Subsection (1) states that the National Concert Hall can accept gifts of money, land and property etc. Subsection (2) states that it "shall not accept gifts of land without the consent of the Minister". What is so special about land that it is isolated and the permission of the Minister is needed to accept a gift of land?
That was also one of my points. Also, with regard to subsection (4) which reads, "Where an individual gift in any one calendar year exceeds the value 5 per cent of the annual turnover of the NCH, the gift shall be subject to the approval of the Minister", I want to know the thinking behind the requirement to seek approval. I imagine that the National Concert Hall, like any national cultural institution, is trying to raise money and fund-raise. It might do an amazing digital broadcasting deal with a corporate entity.
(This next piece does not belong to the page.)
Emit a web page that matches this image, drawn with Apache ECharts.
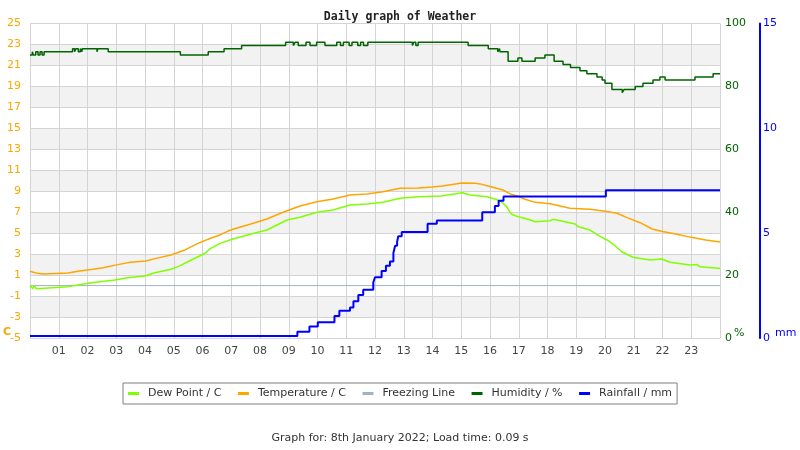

Why, if it is a commercial venture-----
On the issue raised by Senator Norris about gifts of land, the reason this requires the approval of the Minister is just in case the land the NCH is taking over has some unexpected cost or unknown liability associated with it. One has to be careful about that which is why it is included to safeguard against some unknown problem. Regarding the 5% threshold, it is included at the request of the National Concert Hall and it is good governance and procedure to include that safeguard. A 5% threshold on its current turnover of €7 million would be in the region of €350,000.
Section 39 is completely irrelevant to the Bill. I have already made this point and I will not labour it but the Irish Film Board has nothing whatsoever to do with the National Concert Hall and it has just been stuck into this section. I would have preferred if there had been a separate Bill for looking at the film industry in its entirety and the Irish Film Board.